The Form of the Good as the greatest God in Plato’s Republic

Author

Associate Professor, Department of Philosophy, Faculty of Literature and Foreign Languages, University of Tabriz, Iran

10.22080/jre.2024.28103.1227

Abstract

The present essay studies the natural philosophy of Plato in Republic from the perspective of the Form of the Good. The question is this: why and how in Republic the Form of the Good proposed as the greatest god or the first principle? Some subjects in this dialogue are related with natural philosophy; for example, essential-rational goodness of the virtues, critique of the mythology, psychology, eschatology and the Form of the Good.

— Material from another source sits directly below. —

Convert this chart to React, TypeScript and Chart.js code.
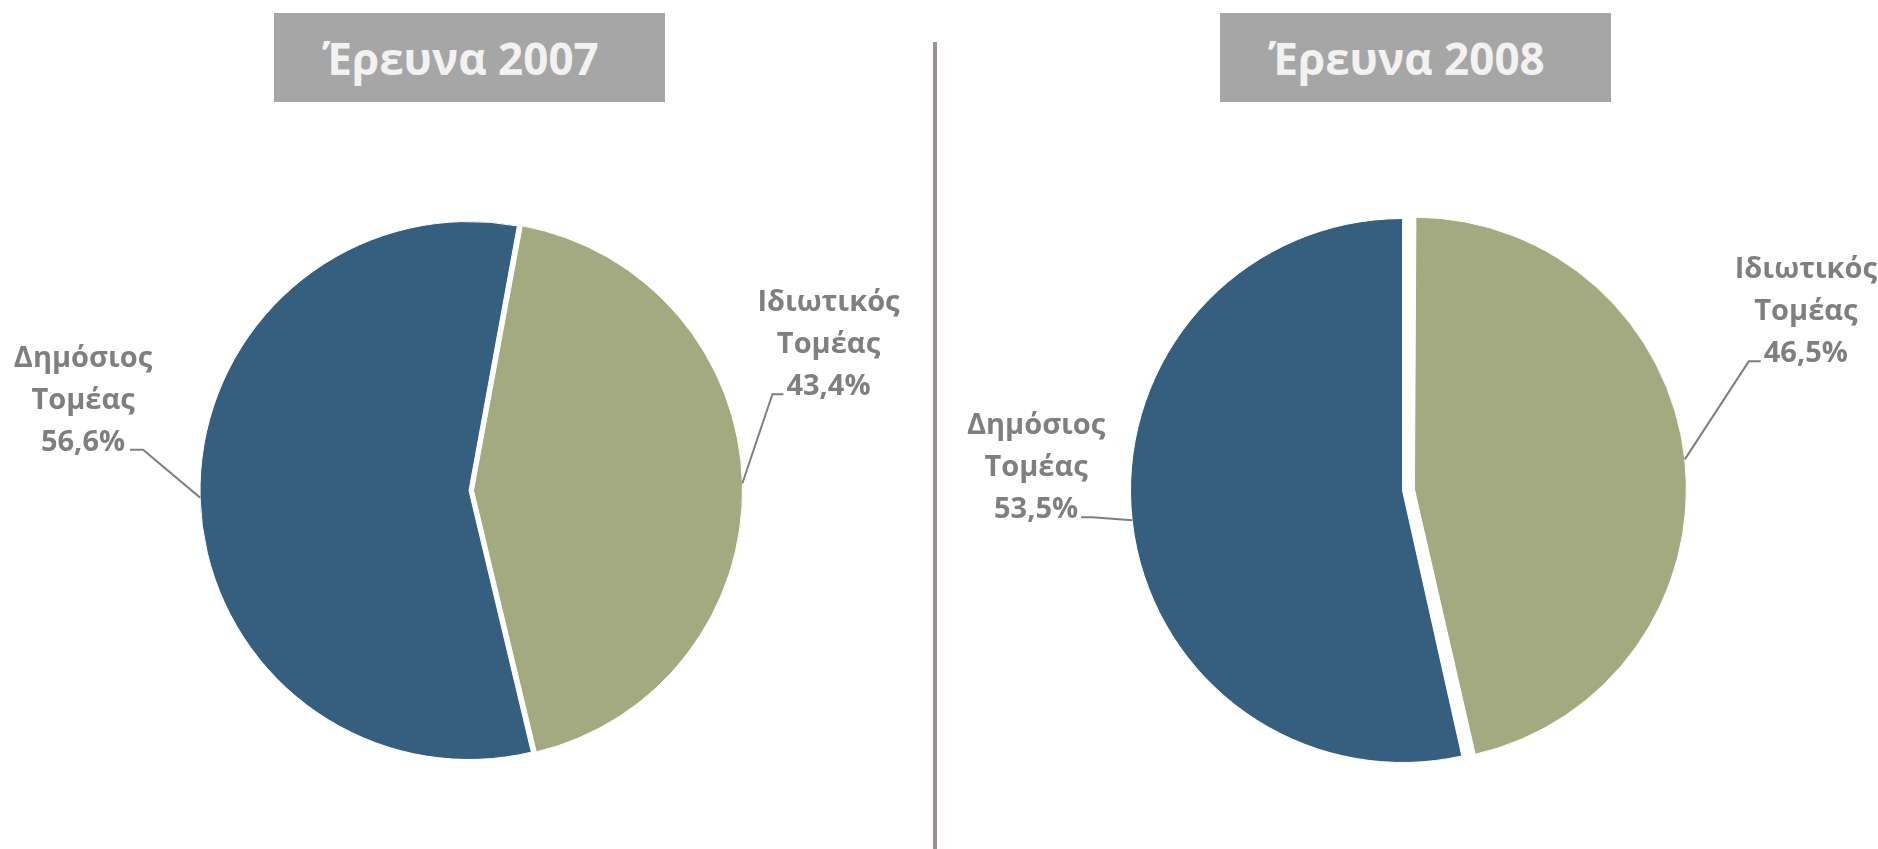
import React, { useEffect, useRef } from "react";
import { Chart, registerables } from "chart.js";

Chart.register(...registerables);

// ---- data ----
const categories = ["Δημόσιος Τομέας", "Ιδιωτικός Τομέας"];
const categoryLines = [
  ["Δημόσιος", "Τομέας"],
  ["Ιδιωτικός", "Τομέας"],
];
const values2007 = [56.6, 43.4];
const values2008 = [53.5, 46.5];
const titles = ["Έρευνα 2007", "Έρευνα 2008"];

// ---- style ----
const sliceColors = ["#365E7E", "#A4AA80"];
const labelColor = "#7F7F7F";
const FONT = "'Open Sans', 'Noto Sans', sans-serif";

const fmt = (v: number) => v.toFixed(1).replace(".", ",") + "%";

type LabelLayout = { dx: number; dy: number; h: number; gap: number };

const leaderPlugin = {
  id: "leaderLabels",
  beforeDatasetsDraw(chart: any) {
    const meta = chart.getDatasetMeta(0);
    const base = meta.controller.outerRadius;
    meta.data.forEach((arc: any) => {
      const off = (arc.options.offset || 0) / 4;
      const circ = arc.endAngle - arc.startAngle;
      const fix = 1 - Math.sin(Math.min(Math.PI, circ));
      arc.outerRadius = base - off * fix;
    });
  },
  afterDatasetsDraw(chart: any, _args: any, opts: any) {
    const ctx = chart.ctx;
    const meta = chart.getDatasetMeta(0);
    const base = meta.controller.outerRadius;
    const data = chart.data.datasets[0].data as number[];
    const layouts: LabelLayout[] = opts.layouts;
    ctx.save();
    meta.data.forEach((arc: any, i: number) => {
      const off = (arc.options.offset || 0) / 4;
      const mid = (arc.startAngle + arc.endAngle) / 2;
      const ex = arc.x + Math.cos(mid) * (base + off);
      const ey = arc.y + Math.sin(mid) * (base + off);
      const lay = layouts[i];
      const side = lay.dx < 0 ? -1 : 1;
      const bx = ex + lay.dx;
      const by = ey + lay.dy;
      const hx = bx + side * lay.h;
      ctx.strokeStyle = labelColor;
      ctx.lineWidth = 2;
      ctx.beginPath();
      ctx.moveTo(ex, ey);
      ctx.lineTo(bx, by);
      ctx.lineTo(hx, by);
      ctx.stroke();

      const lines = [...categoryLines[i], fmt(data[i])];
      ctx.font = `bold 29px ${FONT}`;
      ctx.fillStyle = labelColor;
      ctx.textAlign = "center";
      ctx.textBaseline = "alphabetic";
      const lastW = ctx.measureText(lines[lines.length - 1]).width;
      const cx = hx + side * (lay.gap + lastW / 2);
      lines.forEach((t, k) => {
        ctx.fillText(t, cx, by + 1 - (lines.length - 1 - k) * 42);
      });
    });
    ctx.restore();
  },
};

function PieChart(props: {
  values: number[];
  rotation: number;
  radius: number;
  offsets: number[];
  padding: { left: number; right: number; top: number; bottom: number };
  layouts: LabelLayout[];
}) {
  const ref = useRef<HTMLCanvasElement>(null);
  useEffect(() => {
    if (!ref.current) return;
    const chart = new Chart(ref.current, {
      type: "pie",
      data: {
        labels: categories,
        datasets: [
          {
            data: props.values,
            backgroundColor: sliceColors,
            borderColor: "#FFFFFF",
            borderWidth: 1,
            offset: props.offsets,
          },
        ],
      },
      options: {
        responsive: false,
        animation: false,
        events: [],
        rotation: props.rotation,
        radius: props.radius,
        layout: { padding: props.padding },
        plugins: {
          legend: { display: false },
          tooltip: { enabled: false },
          leaderLabels: { layouts: props.layouts },
        } as any,
      },
      plugins: [leaderPlugin as any],
    });
    return () => chart.destroy();
  }, []);
  return <canvas ref={ref} width={939} height={849} style={{ width: 939, height: 849, display: "block" }} />;
}

const titleStyle = (left: number): React.CSSProperties => ({
  position: "absolute",
  left,
  top: 13,
  width: 391,
  height: 89,
  boxSizing: "border-box",
  paddingRight: 18,
  background: "#A6A6A6",
  color: "#F2F2F2",
  fontFamily: FONT,
  fontWeight: 700,
  fontSize: 44,
  display: "flex",
  alignItems: "center",
  justifyContent: "center",
});

export default function App() {
  return (
    <div
      style={{
        position: "fixed",
        left: 0,
        top: 0,
        width: 1878,
        height: 849,
        background: "#FFFFFF",
        overflow: "hidden",
      }}
    >
      <div style={{ position: "absolute", left: 0, top: 0 }}>
        <PieChart
          values={values2007}
          rotation={166.6}
          radius={269}
          offsets={[0, 18]}
          padding={{ left: 0, right: 1, top: 132, bottom: 0 }}
          layouts={[
            { dx: -57, dy: -48, h: 13, gap: 5 },
            { dx: 30, dy: -89, h: 11, gap: 3 },
          ]}
        />
      </div>
      <div style={{ position: "absolute", left: 939, top: 0 }}>
        <PieChart
          values={values2008}
          rotation={167.4}
          radius={272}
          offsets={[0, 48]}
          padding={{ left: 0, right: 12, top: 132, bottom: 0 }}
          layouts={[
            { dx: -40, dy: -3, h: 11, gap: 3 },
            { dx: 64, dy: -98, h: 12, gap: 3 },
          ]}
        />
      </div>
      <div style={titleStyle(274)}>{titles[0]}</div>
      <div style={titleStyle(1220)}>{titles[1]}</div>
      <div
        style={{
          position: "absolute",
          left: 933,
          top: 42,
          width: 4,
          height: 807,
          background: "#9A9191",
        }}
      />
    </div>
  );
}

It is worth to mention that Plato is studying some of these subjects in the previous dialogues and others in Republic. In order to examine the mentioned question in the realm of Republic, I am studying some of those subjects that immediately concern with the subject matter. At this dialogue Plato through accepting the ethical virtues as essential goodness and their being reasonable, goes on to the critique of the mythological theology; then Plato founds three laws of the theology and eschatology for his utopia. Finally, he proposes the Form of the Good as the greatest god. The Form of the Good is not a hypothesis but a reasoned principle. A part of the present essay tries to recovery and report a reasoning for this principle. In Republic we encounter an implicit reasoning that proceeds from the gradations of perfections to the most perfect or absolute perfection.